The “trade” bit comes later. Before that, let me explain the points system.
The Cap and Trade Style Scheme – The “and”
Auto manufacturers are allowed to earn credits that can be applied towards fleet-wide average CO2 standards. These can come from improved A/C systems – by lowering their HFC (hydrofluorocarbon) refrigerant losses. They can also come from lowering indirect CO2 emissions from things like electric power steering (which reduces engine load), advanced transmissions, start-stop technology, and so forth.
Of course, if a brand new innovation comes along that isn’t included in the EPA’s list, it won’t qualify. Thus giving automakers less incentive to use the new tech – a byproduct of nearly all regulation, come to think of it.
These points are added up and applied to the CAFE number to lower the overall emissions (and its equivalent MPG). Automakers can “bank” these points to use them on their own numbers or sell/trade them to other automakers.
The Cap and Trade Style Scheme – The Trade
The ABT system allows for the banking (read: hoarding) and trading of these CO2 credits between auto manufacturers or between vehicles in the fleet. So if Company A has a surplus of credits and has met CAFE standards for CO2, but has one vehicle struggling to keep on target, then those extra credits can be applied to that vehicle.
Like with previous CAFE standards, total sales or manufacturing volume of any one vehicle is not counted, so if Company A is making 2,000,000 of the SUV that can’t quite cut the mustard with CO2 emissions, but makes 500 of a compact city car that has extra CO2 credits in spades, then it all evens out. According to the EPA, anyway.
Likewise, if Company A has a surplus and needs some bargaining chips when dealing with Company B, they could throw in some CO2 credits as extra incentive. If Company B is having a rough time with one of their vehicles or the entire fleet-wide standard.. Bingo! Problem solved.

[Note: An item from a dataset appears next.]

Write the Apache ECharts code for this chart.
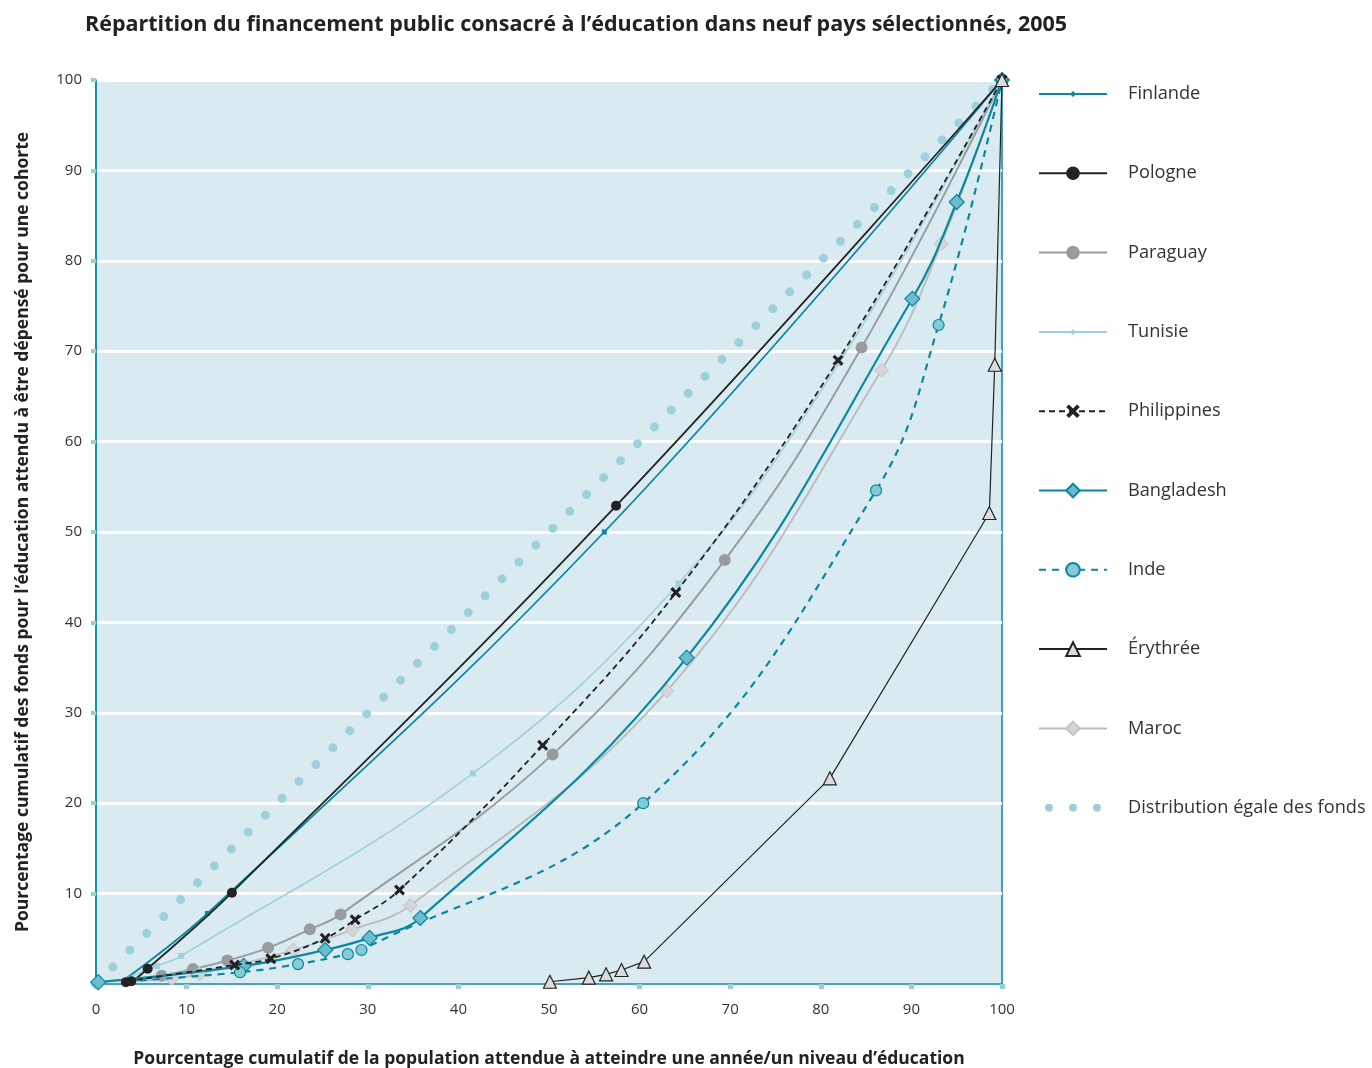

Cap and Trade Scheme Finalized, and It Will Spread
Now that the EPA has put this in place for auto manufacturers, expect the idea to spread. The auto industry is their easiest target, so it follows that they would aim this at them first. Most of the American automotive sector is struggling and already under the EPA and NHTSA’s thumbs, so forcing this now will be easy. In fact, so far there’s been little outcry from anyone in the business.
Now you can expect that over the next couple of years, similar schemes will be cooked up for other industries under the EPA’s watchful gaze.
Without getting too political, I just want to say that I’ve noticed that people generally mistrust their government. At the same time, most Americans will still put their faith in bureaucrats in some “untouchable” agencies like the EPA. People seem to assume that the Environmental Protection Agency (like the FDA and others) is incapable of doing wrong and only exists for our benefit. This amazes me and baffles logic.
Having been writing about some of the new, up-and-coming and truly innovative new technologies in the automotive industry, I have a different perspective, I guess. These regulatory agencies are nothing but roadblocks (and pretty costly, serious ones at that) to clean fuel and alternative technologies.
Do you wonder why we don’t have more electric vehicles and alt-fuel cars on the road? Look no further than the EPA and the NHTSA. It takes years and millions of dollars to get approval from these Kings of the Road to put your car or truck onto our nation’s highways. That’s why most “new” cars aren’t so new – they’re just remakes of other models.
Welcome to the real problem.. Government. Again.